You should be able to update the submodule as follows:
cd path/to/ssplit-submodule
git pull
To commit the update to your branch, use something along the lines of
git commit -m "Updated ssplit." path/to/ssplit-submodule
It is important NOT to include the trailing slash for this.
Just wanted to bring up the issue that I opened yesterday.
Should we consider eliminating the requirement of pre-installed libpcre2 on user's system to be able to use ssplit-cpp? We can add pcre2 sources in 3rd-party, compile it and link the generated pcre2 in this project. This will make ssplit-cpp self contained.

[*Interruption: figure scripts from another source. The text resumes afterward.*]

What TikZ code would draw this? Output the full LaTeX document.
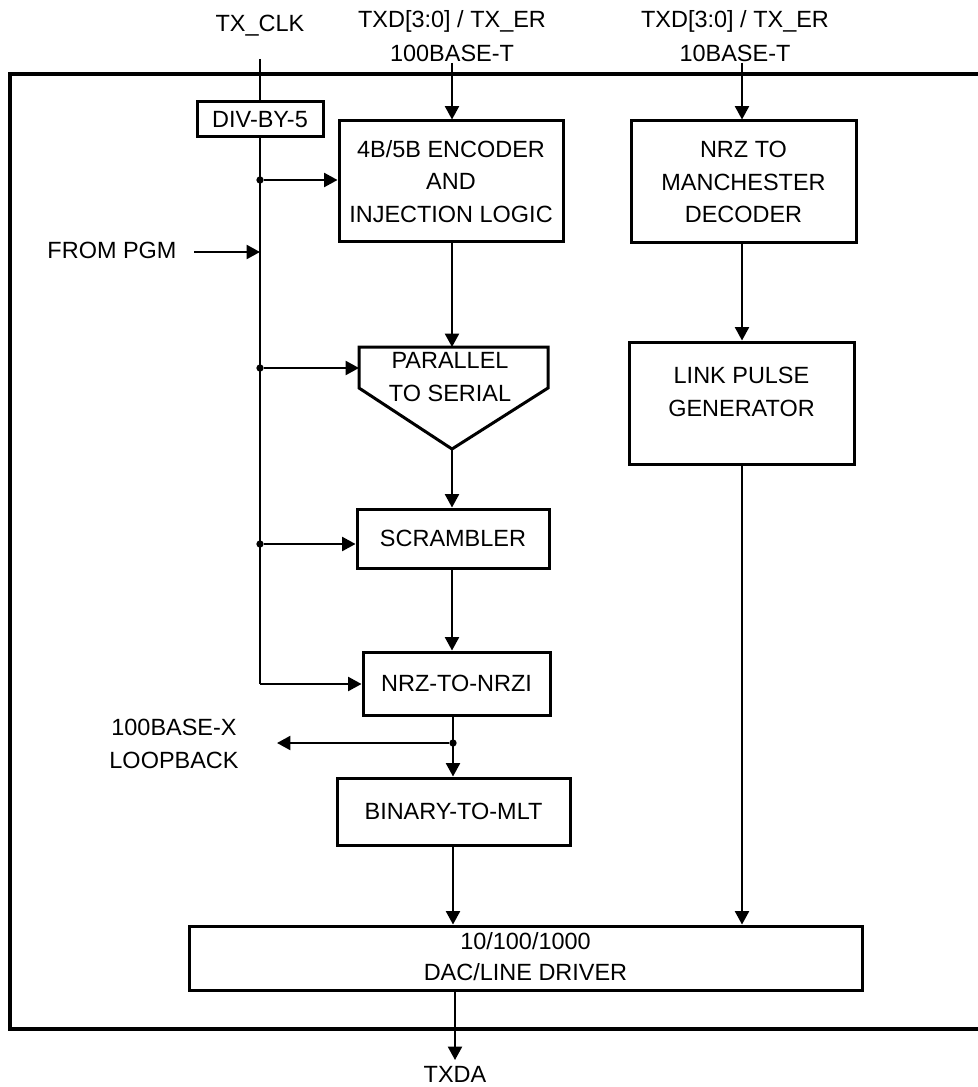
\documentclass[tikz,border=0pt]{standalone}
\usepackage{fontspec}
\setmainfont{Liberation Sans}
\usetikzlibrary{arrows.meta}
\begin{document}
\begin{tikzpicture}[x=0.75pt,y=-0.75pt,
  font=\fontsize{17.6}{23.25}\selectfont,
  blk/.style={draw,line width=2.25pt,fill=white,inner sep=0pt,align=center},
  lbl/.style={inner sep=0pt,align=center},
  conn/.style={line width=1.5pt},
  arr/.style={conn,-{Triangle[length=10pt,width=10.5pt]}},
  jdot/.style={circle,fill=black,inner sep=0pt,minimum size=5.5pt}]
\useasboundingbox (0,0) rectangle (977,1087);
% frame
\draw[line width=2.6pt] (985,74) -- (10,74) -- (10,1029) -- (985,1029);
% top labels
\node[lbl] (txclk) at (260,26) {TX\_CLK};
\node[lbl] (txd1) at (452,36) {TXD[3:0] / TX\_ER\\[2pt]100BASE-T};
\node[lbl] (txd2) at (735,36) {TXD[3:0] / TX\_ER\\[2pt]10BASE-T};
\coordinate (clktop) at (260,59);
\coordinate (t1) at (452,63);
\coordinate (t2) at (742,63);
\coordinate (clkbend) at (260,684);
% clock line (behind)
\draw[conn] (clktop) -- (clkbend);
% blocks
\node[blk,minimum width=94.5pt,minimum height=26.25pt] (div) at (260,119.5) {DIV-BY-5};
\node[blk,minimum width=168pt,minimum height=90.75pt] (enc) at (451,181.5) {4B/5B ENCODER\\[1pt]AND\\[1pt]INJECTION LOGIC};
\node[blk,minimum width=168.75pt,minimum height=91.5pt] (man) at (743.5,182) {NRZ TO\\[1pt]MANCHESTER\\[1pt]DECODER};
\node[blk,minimum width=168.75pt,minimum height=91.5pt] (lpg) at (741.5,403) {};
\node[lbl] (lpgt) at (741.5,392) {LINK PULSE\\[1pt]GENERATOR};
\draw[line width=2.25pt,line join=miter] (359,347) -- (548,347) -- (548,388) -- (452,449) -- (359,388) -- cycle;
\node[lbl] (pts) at (450,377) {PARALLEL\\[1pt]TO SERIAL};
\coordinate (ptstop) at (452,347);
\coordinate (ptsleft) at (359,368);
\coordinate (ptsapex) at (452,449);
\node[blk,minimum width=144pt,minimum height=44.25pt] (scr) at (453,538.5) {SCRAMBLER};
\node[blk,minimum width=140.25pt,minimum height=47.25pt] (nrz) at (456.5,683.5) {NRZ-TO-NRZI};
\node[blk,minimum width=174.75pt,minimum height=50.25pt] (mlt) at (453.5,811.5) {BINARY-TO-MLT};
\node[blk,minimum width=504.75pt,minimum height=48pt] (dac) at (525.5,958) {};
\node[lbl] (dact) at (525.5,957) {10/100/1000\\[0pt]DAC/LINE DRIVER};
% side labels
\node[lbl] (pgm) at (112,250) {FROM PGM};
\node[lbl] (loop) at (174,744) {100BASE-X\\[1pt]LOOPBACK};
\node[lbl] (txda) at (455,1074) {TXDA};
% junctions
\node[jdot] (j1) at (260,180) {};
\node[jdot] (j2) at (260,368) {};
\node[jdot] (j3) at (260,544) {};
\node[jdot] (j4) at (453,743) {};
\coordinate (pgmend) at (194,252);
\coordinate (pgmtip) at (260,252);
\coordinate (looptip) at (277,743);
\coordinate (txdatip) at (455,1060);
% connectors
\draw[arr] (t1) -- (t1 |- enc.north);
\draw[arr] (t2) -- (t2 |- man.north);
\draw[arr] (j1) -- (j1 -| enc.west);
\draw[arr] (pgmend) -- (pgmtip);
\draw[arr] (j2) -- (ptsleft);
\draw[arr] (j3) -- (j3 -| scr.west);
\draw[arr] (clkbend) -- (clkbend -| nrz.west);
\draw[arr] (ptstop |- enc.south) -- (ptstop);
\draw[arr] (ptsapex) -- (ptsapex |- scr.north);
\draw[arr] (ptsapex |- scr.south) -- (ptsapex |- nrz.north);
\draw[arr] (j4 |- nrz.south) -- (j4 |- mlt.north);
\draw[arr] (j4) -- (looptip);
\draw[arr] (j4 |- mlt.south) -- (j4 |- dac.north);
\draw[arr] (t2 |- man.south) -- (t2 |- lpg.north);
\draw[arr] (t2 |- lpg.south) -- (t2 |- dac.north);
\draw[arr] (txdatip |- dac.south) -- (txdatip);
\end{tikzpicture}
\end{document}
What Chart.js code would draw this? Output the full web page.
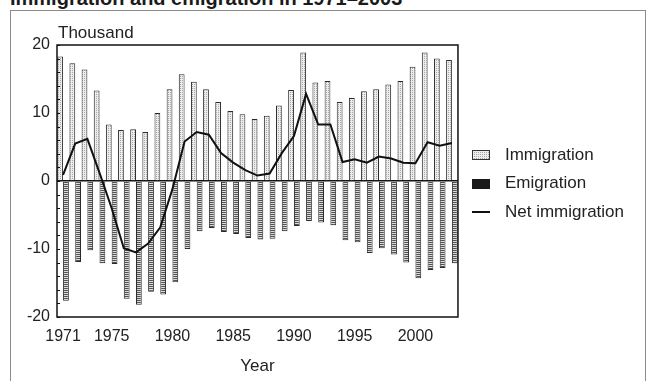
<!DOCTYPE html>
<html><head><meta charset="utf-8">
<script src="https://cdn.jsdelivr.net/npm/chart.js@4.4.1/dist/chart.umd.min.js"></script>
<style>
html,body{margin:0;padding:0;background:#fff;width:647px;height:381px;overflow:hidden;}
#frame{position:absolute;left:10px;top:10px;width:634px;height:420px;border:1px solid #8a8a8a;}
#title{position:absolute;left:10px;top:-12px;font:bold 20px 'Liberation Sans',Arial,sans-serif;color:#1a1a1a;white-space:nowrap;line-height:20px;}
#wrap{position:absolute;left:0;top:0;width:647px;height:381px;}
.warm{position:absolute;left:-2000px;top:0;white-space:nowrap;}
</style></head><body>
<div id="frame"></div>
<div id="title">Immigration and emigration in 1971–2003</div>
<span class="warm" style="font:17px 'Liberation Sans'">Thousand Year Net immigration Emigration -20 1971</span>
<div id="wrap"><canvas id="c"></canvas></div>
<script>
// ---- data ----
const years = ['1971','1972','1973','1974','1975','1976','1977','1978','1979','1980',
  '1981','1982','1983','1984','1985','1986','1987','1988','1989','1990',
  '1991','1992','1993','1994','1995','1996','1997','1998','1999','2000',
  '2001','2002','2003'];
const immigration = [18.3,17.3,16.4,13.3,8.3,7.5,7.6,7.2,10.0,13.5,
  15.7,14.6,13.5,11.6,10.3,9.8,9.1,9.6,11.1,13.4,
  18.9,14.5,14.7,11.6,12.2,13.2,13.5,14.2,14.7,16.8,
  18.9,18.0,17.8];
const emigration = [-17.6,-11.9,-10.2,-12.1,-12.2,-17.3,-18.2,-16.3,-16.7,-14.9,
  -10.0,-7.4,-6.9,-7.5,-7.8,-8.4,-8.6,-8.5,-7.4,-6.6,
  -5.9,-6.1,-6.5,-8.7,-9.0,-10.6,-9.9,-10.8,-12.0,-14.3,
  -13.1,-12.8,-12.1];
const netImmigration = [0.9,5.5,6.2,1.2,-4.0,-9.9,-10.5,-9.2,-6.8,-1.2,
  5.8,7.2,6.8,4.1,2.7,1.6,0.8,1.1,4.1,6.6,
  12.8,8.3,8.3,2.8,3.2,2.7,3.6,3.3,2.7,2.6,
  5.7,5.2,5.6];
const xTickLabels = ['1971','1975','1980','1985','1990','1995','2000'];
const yTickLabels = [-20,-10,0,10,20];
const seriesNames = ['Immigration','Emigration','Net immigration'];
const yUnit = 'Thousand';
const xTitle = 'Year';

// ---- styles ----
const tickFont = "'Liberation Sans', sans-serif";
const textFont = "'Liberation Sans', sans-serif";

function tile(w, h, draw){const c=document.createElement('canvas');c.width=w;c.height=h;draw(c.getContext('2d'));return c;}
const dotTile = tile(2,2,g=>{g.fillStyle='#ededed';g.fillRect(0,0,2,2);g.fillStyle='#a8a8a8';g.fillRect(0,0,1,1);});
const stripeTile = tile(1,2,g=>{g.fillStyle='#dcdcdc';g.fillRect(0,0,1,2);g.fillStyle='#505050';g.fillRect(0,0,1,1);});
const tmp = document.createElement('canvas').getContext('2d');
const dotPattern = tmp.createPattern(dotTile,'repeat');
const stripePattern = tmp.createPattern(stripeTile,'repeat');

const immIcon = tile(22,10,g=>{g.fillStyle=dotPattern;g.fillRect(0,0,18,10);g.strokeStyle='#333';g.lineWidth=1;g.strokeRect(0.5,0.5,17,9);});
const emiIcon = tile(22,10,g=>{g.fillStyle='#1a1a1a';g.fillRect(0,0,18,10);});
const netIcon = tile(22,2,g=>{g.fillStyle='#111';g.fillRect(0,0,18,2);});

const framePlugin = {
  id:'frameAndLabels',
  afterDraw(chart){
    const {ctx, chartArea:a, scales} = chart;
    ctx.save();
    ctx.strokeStyle='#111'; ctx.lineWidth=1.5;
    ctx.strokeRect(a.left, a.top, a.right-a.left, a.bottom-a.top);
    ctx.lineWidth=1;
    scales.y.ticks.forEach(t=>{
      const py = Math.round(scales.y.getPixelForValue(t.value))+0.5;
      ctx.beginPath(); ctx.moveTo(a.left, py); ctx.lineTo(a.left+3, py); ctx.stroke();
    });
    ctx.font = "17px " + textFont;
    ctx.fillStyle = '#222';
    ctx.textBaseline = 'alphabetic';
    ctx.textAlign = 'left';
    ctx.fillText(yUnit, a.left+1, a.top-7);
    ctx.restore();
  }
};

function build(){
  const chart = new Chart(document.getElementById('c'), {
    data: {
      labels: years,
      datasets: [
        {type:'bar', label:seriesNames[0], data:immigration, backgroundColor:dotPattern, borderColor:'#2a2a2a', borderWidth:1, order:1, barPercentage:1, categoryPercentage:0.95},
        {type:'bar', label:seriesNames[1], data:emigration, backgroundColor:stripePattern, borderColor:'#2a2a2a', borderWidth:1, order:1, barPercentage:1, categoryPercentage:0.95},
        {type:'line', label:seriesNames[2], data:netImmigration, borderColor:'#111', borderWidth:2, pointRadius:0, tension:0, order:0}
      ]
    },
    options: {
      responsive:true, maintainAspectRatio:false, animation:false, devicePixelRatio:1,
      layout:{padding:{left:10, right:13, top:45, bottom:0}},
      plugins:{
        tooltip:{enabled:false},
        legend:{
          position:'right', align:'start', maxWidth:220,
          title:{display:true, text:'', padding:{top:75.6, bottom:0}, font:{size:12, lineHeight:1.2}},
          labels:{
            usePointStyle:true, pointStyleWidth:27, padding:11.5,
            font:{family:textFont, size:17}, color:'#222',
            generateLabels:()=>[
              {text:seriesNames[0], pointStyle:immIcon, fillStyle:'#ddd', strokeStyle:'#333', lineWidth:0, hidden:false, datasetIndex:0, fontColor:'#222'},
              {text:seriesNames[1], pointStyle:emiIcon, fillStyle:'#111', strokeStyle:'#111', lineWidth:0, hidden:false, datasetIndex:1, fontColor:'#222'},
              {text:seriesNames[2], pointStyle:netIcon, fillStyle:'#111', strokeStyle:'#111', lineWidth:0, hidden:false, datasetIndex:2, fontColor:'#222'}
            ]
          }
        }
      },
      scales:{
        x:{
          type:'category', offset:true,
          grid:{display:false, drawTicks:false},
          border:{display:false},
          ticks:{autoSkip:false, maxRotation:0, padding:10, color:'#222', font:{family:tickFont, size:16},
            callback:function(v){const l=this.getLabelForValue(v);return xTickLabels.includes(l)?l:'';}},
          title:{display:true, text:xTitle, color:'#222', font:{family:textFont, size:17}, padding:{top:0,bottom:4}},
          afterFit:s=>{s.height=64;}
        },
        y:{
          min:-20, max:20,
          grid:{drawTicks:false, color:c=>c.tick && c.tick.value===0?'#111':'rgba(0,0,0,0)', lineWidth:1.5},
          border:{display:false},
          ticks:{stepSize:2, padding:7, color:'#222', font:{family:tickFont, size:16}, autoSkip:false,
            callback:v=>yTickLabels.includes(Math.round(v))&&Math.abs(v-Math.round(v))<1e-6?String(Math.round(v)):''},
          afterFit:s=>{s.width=47;}
        }
      }
    },
    plugins:[framePlugin]
  });
  setTimeout(()=>chart.update('none'), 150);
  setTimeout(()=>chart.update('none'), 600);
}
(document.fonts && document.fonts.ready ? document.fonts.ready : Promise.resolve()).then(()=>{
  document.fonts.load("17px 'Liberation Sans'").catch(()=>{}).then(build);
});
</script>
</body></html>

I replaced my linesplitter with what ssplit provides now (https://github.com/browsermt/bergamot-translator/commit/38e8b3cd6d5a2db561ce201c3e69fb79c676389c)
Currently getting runtimes that are more or less same as using my reduced implementation referenced above. This issue is resolved for the bergamot-translator use-case. Closing.
For the use-case of sentence mode to scan input lines from WNGT20 data without having to replace ssplit. If it's already specified that input is one-sentence-per-line, it makes sense to integrate a faster newline/scan based implementation instead of the regex based one.
The current implementation is regex based and slow (1000 sentences a minute). For WNGT20 data (1M) this takes forever to preprocess. I dropped in my own LineSplitter and verified this is indeed ssplit.
https://github.com/browsermt/bergamot-translator/commit/b25b2276e35cf7f0079a254793a042b714efdbcf
Opening this issue so I can refer to it in future benchmark/bergamot discussions.